Apart from the question of content, the language used for
definitions and explanations in Geirfan will also be difficult
for younger children. Adult learners benefit from access to detailed
information about the vocabulary they are learning. Geirfan's definitions therefore aim to be
thorough and exhaustive, rather than simple. As a result, the content is probably not
accessible to children until they are in their later teens.

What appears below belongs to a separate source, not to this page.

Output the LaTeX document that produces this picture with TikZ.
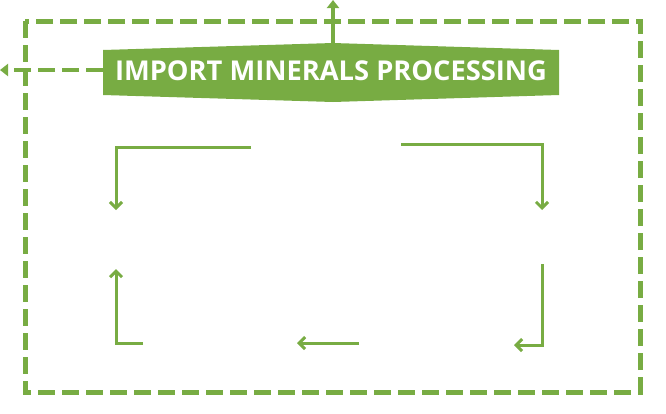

In summary: once a child is at an age when they can benefit from
using adult dictionaries, and once you are comfortable allowing them to do so, Geirfan may be appropriate for them. As with any other online
content, however, please check out the site yourself if you have concerns about
its suitability for your child.
How do you choose
your example quotations?
There
are three types of quotation in Geirfan:
- examples of a word in use, taken directly from CorCenCC
- examples of a word in use, adapted from CorCenCC
- invented to show a word in use
The quotations of type 1 can be found in the CorCenCC corpus in the
exact form in which they appear in Geirfan (excepting changes
to capitalize initial letters of sentences and add ending punctuation). Type 2 are
quotations from CorCenCC which needed some changes in order to make them suitable for
Geirfan. This might mean removing parts of a sentence to make
it shorter, correcting typing errors, and replacing very unusual words with ones which a
learner will find easier to understand.
Type 3 quotations are used only when there is no suitable material
from CorCenCC. This is not very usual, since the words are chosen because they are very
frequent in the CorCenCC data. One of the commonest reasons for
using a constructed example
is to illustrate an unusual initial-consonant mutation.
Even when a Type 3 example must be used, it is based as far as
possible on the
CorCenCC data. Information about words which
commonly appear together can be used, for example, so that the sentence features
vocabulary that
normally co-occurs with the focus word.
How big will Geirfan be when it's finished?
Six
hundred entries is the initial target. After that, we shall see!